*Directions*
Transcribe everything in the data word for word. Pictures are left out.

*Given data*
========================================================================

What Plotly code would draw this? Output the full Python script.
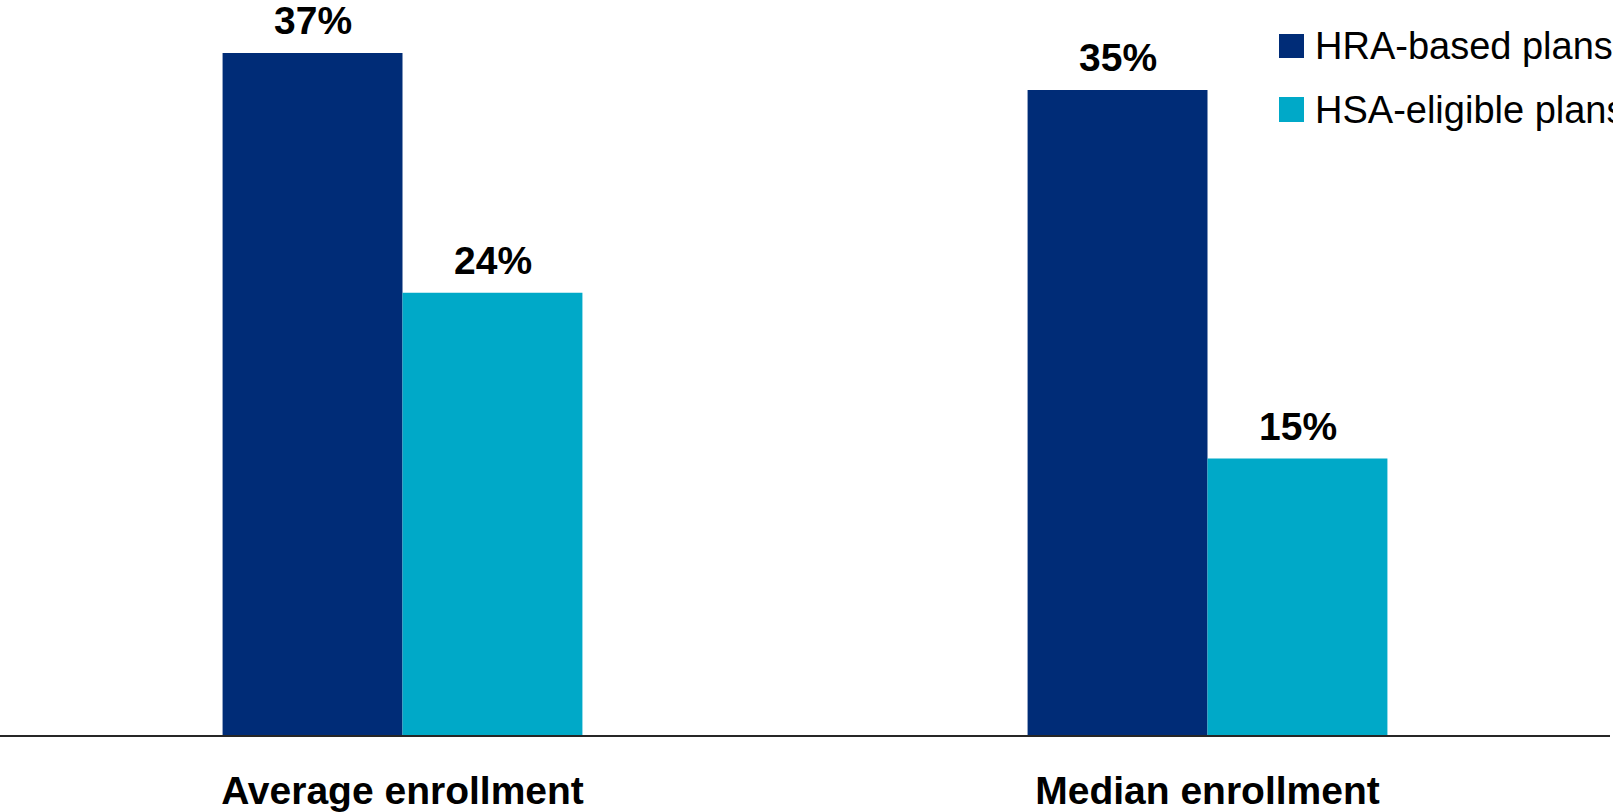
import plotly.graph_objects as go

categories = ["Average enrollment", "Median enrollment"]
series_names = ["HRA-based plans", "HSA-eligible plans"]
hra_values = [37, 35]
hsa_values = [24, 15]
colors = ["#002C77", "#00A9C8"]

W, H = 1613, 812
ML, MR, MT, MB = 0, 3, 0, 77
PW, PH = W - ML - MR, H - MT - MB

fig = go.Figure()
for name, vals, col in zip(series_names, [hra_values, hsa_values], colors):
    fig.add_trace(go.Bar(
        x=categories, y=vals, name=name, marker=dict(color=col, line=dict(width=0)),
        showlegend=False, hoverinfo="skip",
    ))

# value labels above bars
annotations = []
for vals, shift in zip([hra_values, hsa_values], [-90, 90]):
    for c, v in zip(categories, vals):
        annotations.append(dict(
            x=c, y=v, xref="x", yref="y", text=f"<b>{v}%</b>", showarrow=False,
            xshift=shift, yshift=9, yanchor="bottom", xanchor="center",
            font=dict(family="Liberation Sans, Arial", size=39, color="#000000"),
        ))

# manual legend (larger swatches than native legend allows)
shapes = []
legend_rows = [(34, 58), (97, 122)]
for name, col, (top, bot) in zip(series_names, colors, legend_rows):
    shapes.append(dict(
        type="rect", xref="paper", yref="paper",
        x0=1279 / PW, x1=1304 / PW, y0=(PH - bot) / PH, y1=(PH - top) / PH,
        fillcolor=col, line=dict(width=0),
    ))
    annotations.append(dict(
        x=1313 / PW, y=(PH - (top + bot) / 2) / PH, xref="paper", yref="paper",
        text=name, showarrow=False, xanchor="left", yanchor="middle",
        font=dict(family="Liberation Sans, Arial", size=38, color="#000000"),
    ))

fig.update_layout(
    width=W, height=H,
    margin=dict(l=ML, r=MR, t=MT, b=MB, pad=0, autoexpand=False),
    paper_bgcolor="white", plot_bgcolor="white",
    barmode="group", bargap=0.553, bargroupgap=0,
    showlegend=False,
    annotations=annotations, shapes=shapes,
    xaxis=dict(
        showline=True, linecolor="#262626", linewidth=2, automargin=False,
        showgrid=False, zeroline=False, ticks="", ticklabelstandoff=20,
        tickfont=dict(family="Liberation Sans, Arial", size=39, color="#000000"),
        tickvals=categories, ticktext=[f"<b>{c}</b>" for c in categories],
    ),
    yaxis=dict(
        range=[0, 39.876], showticklabels=False, showgrid=False, automargin=False,
        zeroline=False, showline=False, ticks="",
    ),
)

fig.write_html("out.html")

========================================================================

*Result of this exercise*
What Plotly code would draw this? Output the full Python script.
import plotly.graph_objects as go

categories = ["Average enrollment", "Median enrollment"]
series_names = ["HRA-based plans", "HSA-eligible plans"]
hra_values = [37, 35]
hsa_values = [24, 15]
colors = ["#002C77", "#00A9C8"]

W, H = 1613, 812
ML, MR, MT, MB = 0, 3, 0, 77
PW, PH = W - ML - MR, H - MT - MB

fig = go.Figure()
for name, vals, col in zip(series_names, [hra_values, hsa_values], colors):
    fig.add_trace(go.Bar(
        x=categories, y=vals, name=name, marker=dict(color=col, line=dict(width=0)),
        showlegend=False, hoverinfo="skip",
    ))

# value labels above bars
annotations = []
for vals, shift in zip([hra_values, hsa_values], [-90, 90]):
    for c, v in zip(categories, vals):
        annotations.append(dict(
            x=c, y=v, xref="x", yref="y", text=f"<b>{v}%</b>", showarrow=False,
            xshift=shift, yshift=9, yanchor="bottom", xanchor="center",
            font=dict(family="Liberation Sans, Arial", size=39, color="#000000"),
        ))

# manual legend (larger swatches than native legend allows)
shapes = []
legend_rows = [(34, 58), (97, 122)]
for name, col, (top, bot) in zip(series_names, colors, legend_rows):
    shapes.append(dict(
        type="rect", xref="paper", yref="paper",
        x0=1279 / PW, x1=1304 / PW, y0=(PH - bot) / PH, y1=(PH - top) / PH,
        fillcolor=col, line=dict(width=0),
    ))
    annotations.append(dict(
        x=1313 / PW, y=(PH - (top + bot) / 2) / PH, xref="paper", yref="paper",
        text=name, showarrow=False, xanchor="left", yanchor="middle",
        font=dict(family="Liberation Sans, Arial", size=38, color="#000000"),
    ))

fig.update_layout(
    width=W, height=H,
    margin=dict(l=ML, r=MR, t=MT, b=MB, pad=0, autoexpand=False),
    paper_bgcolor="white", plot_bgcolor="white",
    barmode="group", bargap=0.553, bargroupgap=0,
    showlegend=False,
    annotations=annotations, shapes=shapes,
    xaxis=dict(
        showline=True, linecolor="#262626", linewidth=2, automargin=False,
        showgrid=False, zeroline=False, ticks="", ticklabelstandoff=20,
        tickfont=dict(family="Liberation Sans, Arial", size=39, color="#000000"),
        tickvals=categories, ticktext=[f"<b>{c}</b>" for c in categories],
    ),
    yaxis=dict(
        range=[0, 39.876], showticklabels=False, showgrid=False, automargin=False,
        zeroline=False, showline=False, ticks="",
    ),
)

fig.write_html("out.html")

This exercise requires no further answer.